[The article] argues that the [business judgment] rule ... has no place in litigation involving executive officers – never squarely done by the Supreme Court – and, sit down for this, should not be deployed in reviewing director conduct. Rather, in all corporate fiduciary litigation, the Supreme Court should fundamentally alter the “map” of analysis by showcasing fiduciary duties and demoting the business judgment rule. The policy rationales for the rule are sound but, beyond being irrelevant for shareholders, for directors and officers the rule introduces needless doctrinal and analytical complexity. I advance several reasons as to why the rule unnecessarily complicates corporate fiduciary litigation in an unfortunate way.
Go read the post for a summary of those reasons. He concludes:
... elevating fiduciary duties in prominence, and reducing a threshold emphasis on the business judgment rule, would facilitate teaching law students and others the rudiments of fiduciary duties. Widespread confusion persists over the rule, and not just in the ranks of the elite corporate bar.
As just one law professor who has grappled with teaching this material to law students for almost thirty years, I can say that presenting students with a coherent and cogent understanding of fiduciary duties is made more difficult by Delaware’s current business judgment rule construct. Students – having studied the concept of legal duty in diverse curricular offerings such as torts, trusts and estates, agency and partnership law, and professional responsibility – understand the importance of legal duties, including the scope of duty and situations of no-duty. The concepts of care and loyalty, in all their manifestations, are relatively easy to grasp, if of somewhat surprising contours.
Analytically and doctrinally, the teaching could stop there – with fiduciary duties and their breach – and students would have a solid and workable understanding. Little but unnecessary complexity in the law and pedagogy is added by then filtering all of the above through the threshold of the business judgment rule construct as a standard of review, particularly with the Cede breach of duty/burden shift feature.
I agree that many Delaware decisions have bollixed up aspects of the business judgment rule. I'm still annoyed with the way the Delaware Supreme Court resolved the Caremark issue and the way the Chancery Court is treating mixed-consideration cases under Revlon.
But I think the basics make good sense. Of course, I think Delaware's business judgment rule would make even more sense if the Court explicitly adopted the approach I advanced in The Business Judgment Rule as Abstention Doctrine, which argues that:
The business judgment rule is corporate law's central doctrine, pervasively affecting the roles of directors, officers, and controlling shareholders. Increasingly, moreover, versions of the business judgment rule are found in the law governing the other types of business organizations, ranging from such common forms as the general partnership to such unusual ones as the reciprocal insurance exchange. Yet, curiously, there is relatively little agreement as to either the theoretical underpinnings of or policy justification for the rule. This gap in our understanding has important doctrinal implications. As this paper demonstrates, a string of recent decisions by the Delaware supreme court based on a misconception of the business judgment rule's role in corporate governance has taken the law in a highly undesirable direction.

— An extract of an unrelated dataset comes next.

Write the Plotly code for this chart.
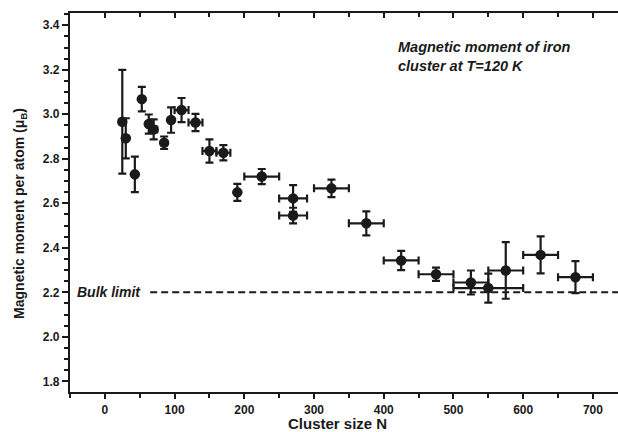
import plotly.graph_objects as go

# Data
cluster_size = [25, 30, 43, 53, 63, 70, 85, 95, 110, 130, 150, 170, 190, 225,
                270, 270, 325, 375, 425, 475, 525, 550, 575, 625, 675]
moment = [2.966, 2.892, 2.730, 3.068, 2.956, 2.932, 2.872, 2.974, 3.019, 2.963,
          2.835, 2.827, 2.649, 2.720, 2.622, 2.545, 2.667, 2.510, 2.343, 2.281,
          2.244, 2.219, 2.298, 2.368, 2.268]
moment_err = [0.233, 0.09, 0.08, 0.055, 0.043, 0.045, 0.028, 0.057, 0.054, 0.039,
              0.052, 0.034, 0.038, 0.034, 0.06, 0.035, 0.039, 0.054, 0.043, 0.03,
              0.054, 0.065, 0.127, 0.083, 0.072]
size_err = [0, 0, 0, 0, 0, 5, 0, 0, 10, 10, 10, 10, 0, 25, 20, 20, 25, 25, 25,
            25, 25, 50, 25, 25, 25]
bulk_limit = 2.2
bulk_line_x = [65, 740]

x_tickvals = [0, 100, 200, 300, 400, 500, 600, 700]
x_ticktext = ["<b>0</b>", "<b>100</b>", "<b>200</b>", "<b>300</b>", "<b>400</b>",
              "<b>500</b>", "<b>600</b>", "<b>700</b>"]
y_tickvals = [1.8, 2.0, 2.2, 2.4, 2.6, 2.8, 3.0, 3.2, 3.4]
y_ticktext = ["<b>1.8</b>", "<b>2.0</b>", "<b>2.2</b>", "<b>2.4</b>", "<b>2.6</b>",
              "<b>2.8</b>", "<b>3.0</b>", "<b>3.2</b>", "<b>3.4</b>"]

x_range = [-50, 736]
y_range = [1.752, 3.455]

ink = "#1a1a1a"
font_family = "Liberation Sans, Arial, sans-serif"

fig = go.Figure()

fig.add_trace(go.Scatter(
    x=bulk_line_x, y=[bulk_limit, bulk_limit], mode="lines",
    line=dict(color=ink, width=2, dash="7px,4px"),
    showlegend=False, hoverinfo="skip",
))

fig.add_trace(go.Scatter(
    x=cluster_size, y=moment, mode="markers",
    marker=dict(color=ink, size=10.5, symbol="circle"),
    error_y=dict(type="data", array=moment_err, color=ink, thickness=2.2, width=4),
    error_x=dict(type="data", array=size_err, color=ink, thickness=2.2, width=4),
    showlegend=False,
))

# helper trace so the top axis is drawn
fig.add_trace(go.Scatter(x=x_range, y=y_range, xaxis="x2", mode="markers",
                         marker=dict(opacity=0), showlegend=False, hoverinfo="skip"))

fig.add_annotation(
    x=bulk_line_x[0], y=bulk_limit, xref="x", yref="y",
    text="<b><i>Bulk limit</i></b>", showarrow=False,
    xanchor="right", yanchor="middle", xshift=-7,
    font=dict(family=font_family, size=14, color=ink),
)
fig.add_annotation(
    x=0.594, y=0.885, xref="paper", yref="paper",
    text="<b><i>Magnetic moment of iron<br>cluster at T=120 K</i></b>",
    showarrow=False, xanchor="left", yanchor="middle", align="left",
    font=dict(family=font_family, size=14.5, color=ink),
)
fig.add_annotation(
    x=0.489, y=-0.083, xref="paper", yref="paper",
    text="<b>Cluster size N</b>", showarrow=False,
    xanchor="center", yanchor="middle",
    font=dict(family=font_family, size=15, color=ink),
)
fig.add_annotation(
    x=-0.0912, y=0.47, xref="paper", yref="paper",
    text="<b>Magnetic moment per atom (μ<sub>B</sub>)</b>", showarrow=False,
    textangle=-90, xanchor="center", yanchor="middle",
    font=dict(family=font_family, size=14, color=ink),
)

fig.update_layout(
    width=618, height=432,
    margin=dict(l=70, r=0, t=13, b=40),
    plot_bgcolor="white", paper_bgcolor="white",
    font=dict(family=font_family, color=ink),
    xaxis=dict(
        range=x_range, showgrid=False, zeroline=False,
        showline=True, linecolor=ink, linewidth=2.2,
        ticks="outside", ticklen=5, tickwidth=2, tickcolor=ink,
        tickmode="array", tickvals=x_tickvals, ticktext=x_ticktext,
        minor=dict(ticks="outside", ticklen=4, tickwidth=2, tickcolor=ink,
                   tick0=0, dtick=50),
        tickfont=dict(size=12, family=font_family, color=ink),
    ),
    xaxis2=dict(
        range=x_range, overlaying="x", side="top", showgrid=False, zeroline=False,
        showline=True, linecolor=ink, linewidth=2.2,
        ticks="inside", ticklen=5, tickwidth=2, tickcolor=ink,
        tick0=0, dtick=100, showticklabels=False,
        minor=dict(ticks="inside", ticklen=4, tickwidth=2, tickcolor=ink,
                   tick0=0, dtick=50),
    ),
    yaxis=dict(
        range=y_range, showgrid=False, zeroline=False,
        showline=True, linecolor=ink, linewidth=2.2,
        ticks="outside", ticklen=6, tickwidth=2, tickcolor=ink,
        tickmode="array", tickvals=y_tickvals, ticktext=y_ticktext,
        minor=dict(ticks="outside", ticklen=4, tickwidth=2, tickcolor=ink,
                   tick0=1.8, dtick=0.05),
        tickfont=dict(size=12, family=font_family, color=ink),
    ),
)

fig.write_html("out.html")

Two conceptions of the business judgment rule compete in the case law. One views the business judgment rule as a standard of liability under which courts undertake some objective review of the merits of board decisions. This view is increasingly widely accepted, especially by some members of the Delaware supreme court. The other conception treats the rule not as a standard of review but as a doctrine of abstention, pursuant to which courts simply decline to review board decisions. The distinction between these conceptions matters a great deal. Under the former, for example, it is far more likely that claims against the board of directors will survive through the summary judgment phase of litigation, which at the very least raises the settlement value of shareholder litigation and even can have outcome-determinative effects.
Like many recent corporate law developments, the standard of review conception of the business judgment rule is based on a shareholder primacy-based theory of the corporation. This article extends the author's recent work on a competing theory of the firm, known as director primacy, pursuant to which the board of directors is viewed as the nexus of the set of contracts that makes up the firm. In this model, the defining tension of corporate law is that between authority and accountability. Because one cannot make directors more accountable without infringing on their exercise of authority, courts must be reluctant to review the director decisions absent evidence of the sort of self-dealing that raises very serious accountability concerns. In this article, the author argues that only the abstention version of the business judgment rule properly operationalizes this approach.
The abstention version of the rule is "relatively easy to grasp" and would eliminate the existing "unnecessary complexity."